Bottom Line: Fantastic first book in an exciting new series
“In a futuristic world nearly destroyed by religious extremists, Justin March lives in exile after failing in his job as an investigator of religious groups and supernatural claims. But Justin is given a second chance when Mae Koskinen comes to bring him back to the Republic of United North America (RUNA). Raised in an aristocratic caste, Mae is now a member of the military’s most elite and terrifying tier, a soldier with enhanced reflexes and skills.When Justin and Mae are assigned to work together to solve a string of ritualistic murders, they soon realize that their discoveries have exposed them to terrible danger. As their investigation races forward, unknown enemies and powers greater than they can imagine are gathering in the shadows, ready to reclaim the world in which humans are merely game pieces on their board.”

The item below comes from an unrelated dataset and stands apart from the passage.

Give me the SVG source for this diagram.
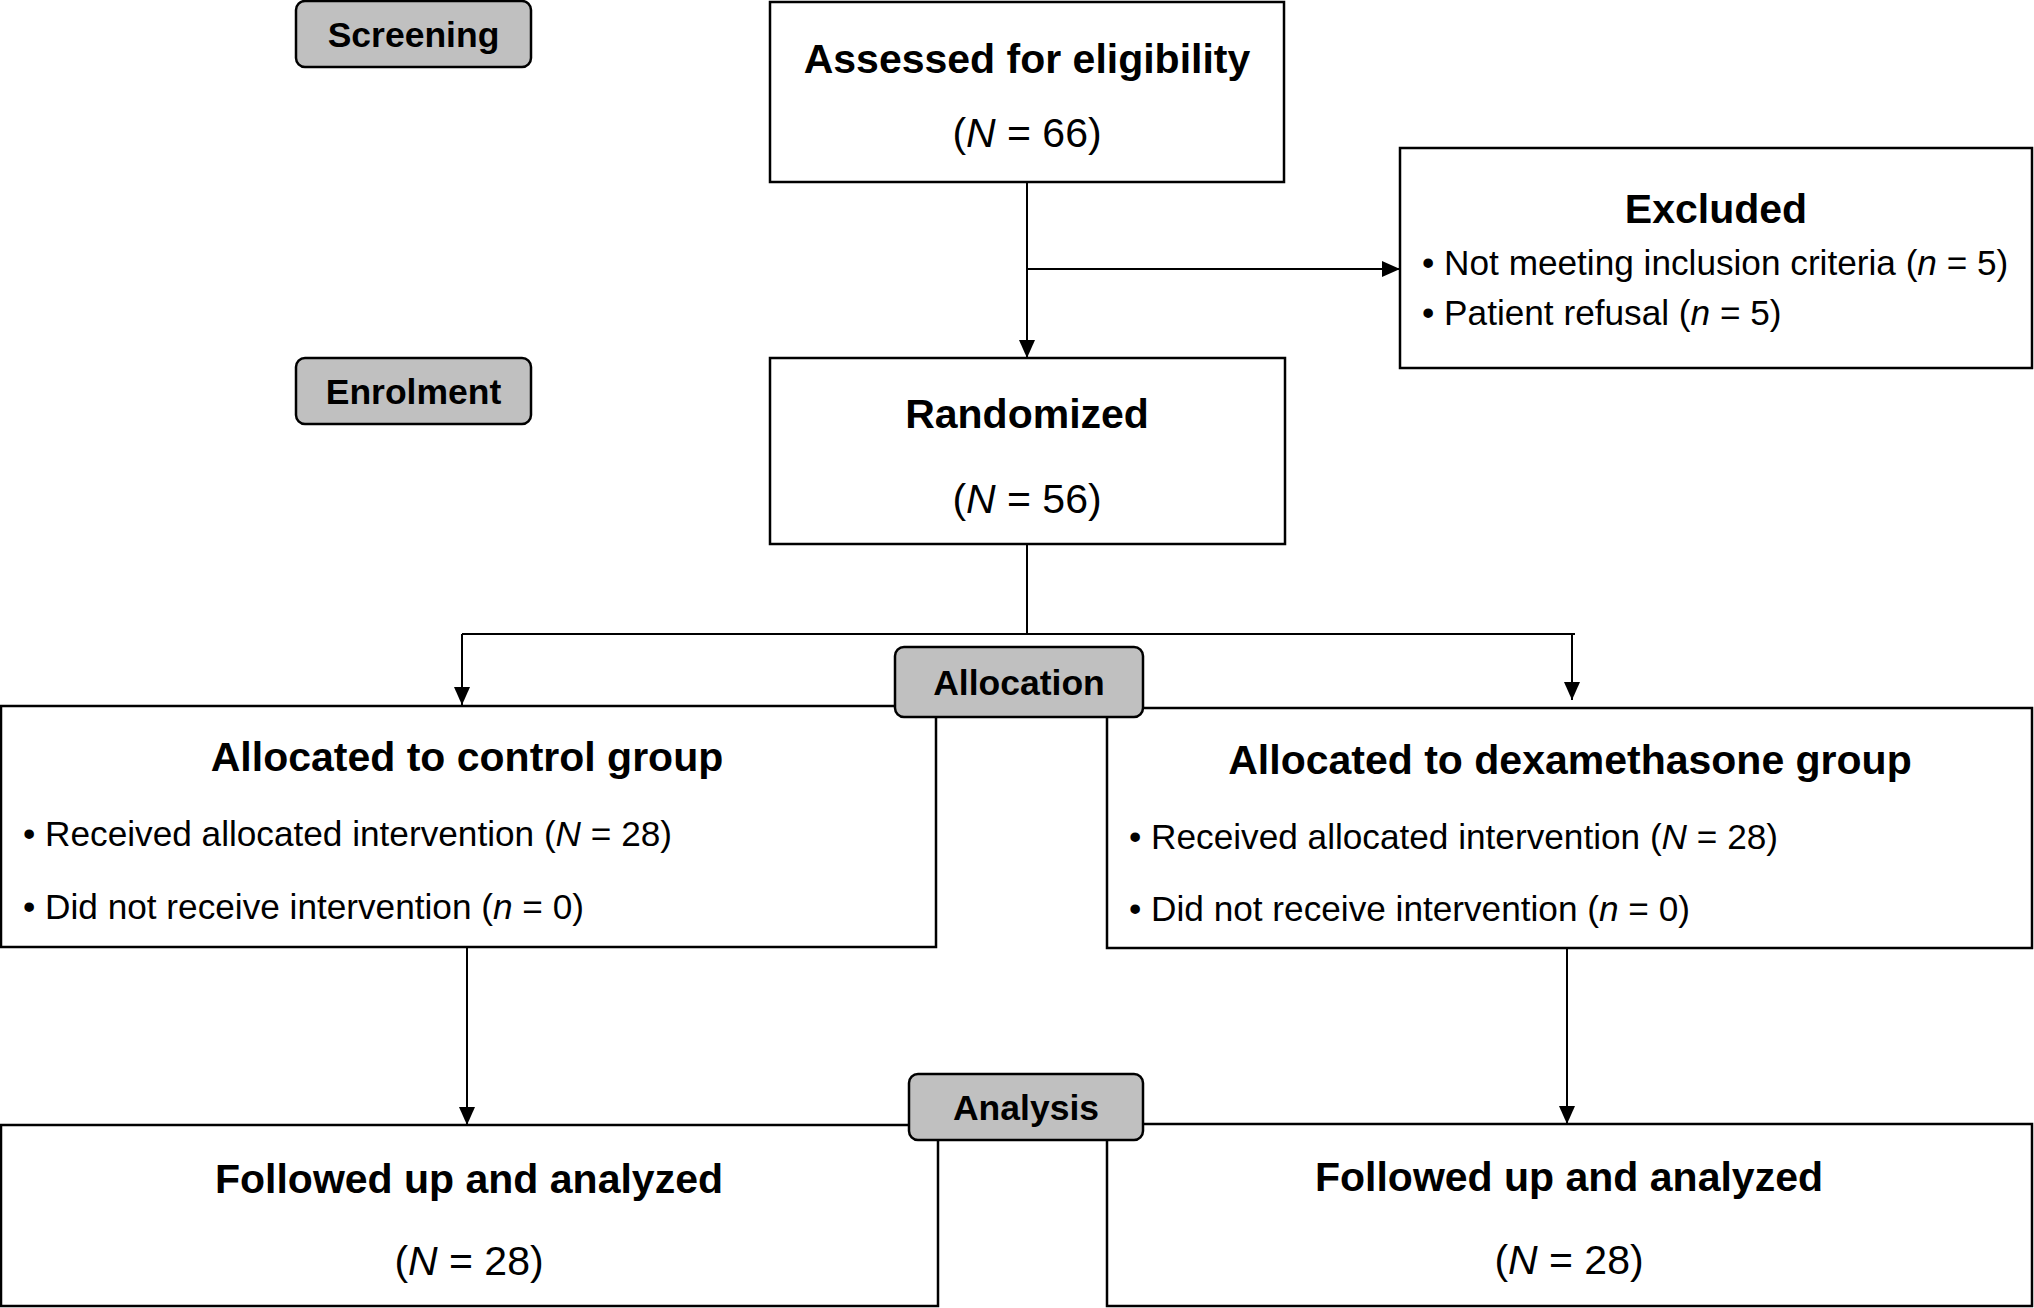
<svg xmlns="http://www.w3.org/2000/svg" width="2034" height="1308" viewBox="0 0 2034 1308">
<style>
.box{fill:#ffffff;stroke:#000000;stroke-width:2.5}
.lab{fill:#c0c0c0;stroke:#000000;stroke-width:2.5}
.con{fill:none;stroke:#000000;stroke-width:2}
text{font-family:"Liberation Sans",Arial,sans-serif;fill:#000000}
.h{font-size:41px;font-weight:bold;text-anchor:middle}
.n{font-size:41px;text-anchor:middle}
.b{font-size:35.2px}
.l{font-size:35.5px;font-weight:bold;text-anchor:middle}
.i{font-style:italic}
</style>
<defs>
<marker id="ah" markerUnits="userSpaceOnUse" markerWidth="18" markerHeight="18" viewBox="0 0 18 16" refX="18" refY="8" orient="auto">
<path d="M0,0 L18,8 L0,16 z" fill="#000000"/>
</marker>
</defs>
<rect width="2034" height="1308" fill="#ffffff"/>
<g id="connectors">
<line class="con" x1="1027" y1="182" x2="1027" y2="358" marker-end="url(#ah)"/>
<line class="con" x1="1027" y1="269" x2="1400" y2="269" marker-end="url(#ah)"/>
<polyline class="con" points="1027,544 1027,634"/>
<polyline class="con" points="462,634 1575,634"/>
<line class="con" x1="462" y1="634" x2="462" y2="705" marker-end="url(#ah)"/>
<line class="con" x1="1572" y1="634" x2="1572" y2="700" marker-end="url(#ah)"/>
<line class="con" x1="467" y1="947" x2="467" y2="1125" marker-end="url(#ah)"/>
<line class="con" x1="1567" y1="949" x2="1567" y2="1124" marker-end="url(#ah)"/>
</g>
<g id="assessed">
<rect class="box" x="770" y="2" width="514" height="180"/>
<text class="h" x="1027" y="73">Assessed for eligibility</text>
<text class="n" x="1027" y="147">(<tspan class="i">N</tspan> = 66)</text>
</g>
<g id="excluded">
<rect class="box" x="1400" y="148" width="632" height="220"/>
<text class="h" x="1716" y="223">Excluded</text>
<text class="b" x="1422" y="275">• Not meeting inclusion criteria (<tspan class="i">n</tspan> = 5)</text>
<text class="b" x="1422" y="325">• Patient refusal (<tspan class="i">n</tspan> = 5)</text>
</g>
<g id="randomized">
<rect class="box" x="770" y="358" width="515" height="186"/>
<text class="h" x="1027" y="428">Randomized</text>
<text class="n" x="1027" y="513">(<tspan class="i">N</tspan> = 56)</text>
</g>
<g id="alloc-control">
<rect class="box" x="1" y="706" width="935" height="241"/>
<text class="h" x="467" y="771">Allocated to control group</text>
<text class="b" x="23" y="846">• Received allocated intervention (<tspan class="i">N</tspan> = 28)</text>
<text class="b" x="23" y="919">• Did not receive intervention (<tspan class="i">n</tspan> = 0)</text>
</g>
<g id="alloc-dex">
<rect class="box" x="1107" y="708" width="925" height="240"/>
<text class="h" x="1570" y="774">Allocated to dexamethasone group</text>
<text class="b" x="1129" y="849">• Received allocated intervention (<tspan class="i">N</tspan> = 28)</text>
<text class="b" x="1129" y="921">• Did not receive intervention (<tspan class="i">n</tspan> = 0)</text>
</g>
<g id="follow-control">
<rect class="box" x="1" y="1125" width="937" height="181"/>
<text class="h" x="469" y="1193">Followed up and analyzed</text>
<text class="n" x="469" y="1275">(<tspan class="i">N</tspan> = 28)</text>
</g>
<g id="follow-dex">
<rect class="box" x="1107" y="1124" width="925" height="182"/>
<text class="h" x="1569" y="1191">Followed up and analyzed</text>
<text class="n" x="1569" y="1274">(<tspan class="i">N</tspan> = 28)</text>
</g>
<g id="label-screening">
<rect class="lab" x="296" y="1" width="235" height="66" rx="9"/>
<text class="l" x="413.5" y="47">Screening</text>
</g>
<g id="label-enrolment">
<rect class="lab" x="296" y="358" width="235" height="66" rx="9"/>
<text class="l" x="413.5" y="404">Enrolment</text>
</g>
<g id="label-allocation">
<rect class="lab" x="895" y="647" width="248" height="70" rx="9"/>
<text class="l" x="1019" y="695">Allocation</text>
</g>
<g id="label-analysis">
<rect class="lab" x="909" y="1074" width="234" height="66" rx="9"/>
<text class="l" x="1026" y="1120">Analysis</text>
</g>
</svg>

Thoughts: The success of any new science fiction series hinges on the details of the world created by the author. To do so effectively requires an author to walk a fine line between too much and too little information. Too much exposition and the reader becomes bored and disinterested, whereas too little explanation and a reader spends more time trying to understand the unfamiliar world and not enough time enjoying the plot. The clearer the mental image created by descriptions and explanations, the easier it is for readers to become vested in the characters. In Gameboard of the Gods, the world-building by Richelle Mead is excellent. Readers get a clear understanding of the type of world in which Justin and Mae now live, familiar enough to modern-day readers but with just enough post-apocalyptic changes to require explanations. The best thing is that Ms. Mead does not make her explanations obvious but finds ways to incorporate them into the dialogue or other aspects of the narrative in such a fashion that that the plot never suffers or slows. In this aspect, Gameboard of the Gods is one of the better series beginnings read in a long time.
Another dangerous area for series is the sacrifice of one-book story arcs to the series plot. This is where one book suffers because it is busy building up the plot for future books and most often occurs in the first or second book within a series. In this area too, Gameboard of the Gods avoids this pitfall. Not only does Ms. Mead set the stage for future books, but she also creates an exciting and intense one-book plot as well. The mystery Justin is trying to solve indeed does establish certain details that are necessary for future books but it also has a satisfactory conclusion. Unanswered questions remain, as one would expect, but there is no frustrating cliffhanger to taunt readers. Instead, readers are left with a brilliant moment of clarity that does more to build anticipation for future novels than any cliffhanger could.
One of the more creative aspects of the novel revolves around the shadowy gods and their bands of followers. While the RUNA is decidedly anti-religious, the proliferation of these cults indicates humanity’s need for something greater. In this aspect, there are rings of Neil Gaiman’s American Gods within Gameboard of the Gods. They are two distinct novels but in both a reader cannot help but try to deduce the major god or goddess described before a major character reveals the name. For those who like that bit of detective work and enjoy mythology, it can prove to be a fun exercise, but those who could do without that distraction need not worry because Ms. Mead makes sure to reveal the god or goddess without dragging out the suspense any more than it has to be.
Gameboard of the Gods is a grown-up series, and the main characters reflect that. They both have a maturity that does not exist in younger characters but have plenty of flaws to allow room for growth and development. Mae might kick major ass, can drink anyone under the table, and looks gorgeous, but her need to belong and her loyalty to her country will continue to generate friction as she works with Justin to explore the supernatural. As for Justin, there is so much there that remains unexplored. He may come across as the most shallow person ever, but one knows instinctively that there are depths to his character that Ms. Mead has not yet begun to test. Watching Mae and Justin dance around each other is equally entertaining. The anticipation of more of the same, with both Justin’s development and their relationship is one of the main driving forces of this particular novel and the key element in creating eagerness for future novels.
Gameboard of the Gods is going to draw attention from her built-in fan base, but it is distinctly different from Ms. Mead’s other series to allow her to reach new audiences and build a set of fans. At the same time, there remains the attention to detail, flawless world-building, entertaining and complex characters, and deep mysteries that make her series so enjoyable. The use of both familiar and obscure gods is an added twist and point of interest as it simultaneously educates and entertains, while the subtle admonishment about the necessity of a belief system is an intriguing element. If the rest of the series is half as fascinating as Gameboard of the Gods, it is going to be a strong contender for one of the better series created. No matter what, it is going to be fun to see how the series unfolds.